What I appreciated most about Peterson's newest book, Pastor: A Memoir, is the fact that this feels to be the most personal of Peterson's books I have read. It is all first person, stories, remembrances, etc of his calling, his avoidance of the calling initially, and then his embrace of it, along with his struggles throughout. There were many places in the book where what he writes of speaks to exactly things that I have experienced or felt as a pastor for the last 12 years now.
This book is by no means a "how to" book, but it is, to me, more powerful and more effective than any of the "how to do pastoral work" books out there because it is his story and not just something that is a "you should do it this way."
The middle third of the book spoke to me the most strongly as he reflected upon his connection with the congregation he was a part of founding in Baltimore. It was encouraging to read that many things have not changed over the decades, especially the call of Christ in our lives.

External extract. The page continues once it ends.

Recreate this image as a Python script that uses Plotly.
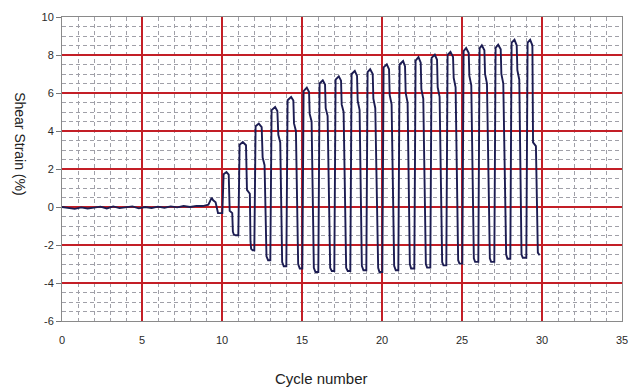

This is a very important book, I think for pastors serving congregations now, for those looking to enter into this form of ministry, and for members of congregations who want to understand more of what it means to be a pastor, especially for those who may be like the one who Peterson spoke of in his book who said that pastors "pastors [are] invisible six days a week and incomprehensible the seventh."
Several of the key quotes for me...
In reflecting upon how he was going to begin to understand his calling, he writes...
[it was] necessary to clear the ground for learning that God at work—not I—was the center of the way I was going to be living for the rest of my life. Inappropriate, anxiety-driven, fear-driven work would only interfere with and distract from what God was already doing. My “work” assignment was to pay more attention to what God does than what I do, and then to find, and guide others to find, the daily, weekly, yearly rhythms that would get this awareness into our bones. Holy Saturday for a start. And then Sabbath keeping. Staying in touch with people in despair, knowing them by name, and waiting for resurrection
As he was discussing the dissonance he felt between American culture and Christian ministry and how the two have intermingled greatly, he wrote:
We wanted to honor that more, to understand and treat our congregations not as a gathering of problems to be fixed but as souls being formed for salvation in a community of worship. Not men and women defined by what we could do for them but by what God was already doing for and in them. We wanted to develop facility in saying God and Jesus as prayer, personal prayer, not as an item of religious information.
He also writes about the proliferation of "programs" in churches:
A program defines people in terms of what they do, not who they are. The more program, the less person. Church was understood not in terms of personal relationships and a personal God but in terms of “getting things done.
The key point he raised throughout the book over and over is the one seen in that last quote...the church has to be about the people and not about the programs. This is an area that is an ongoing struggle for me in ministry - the pressure (either internal or external or both) to have programs that attract, draw, grow, etc - and how so much energy can go into those programs that relationships seem to be secondary. Peterson's book provides a healthy corrective to this form of thinking and acting for ministry. Again, a highly recommended read.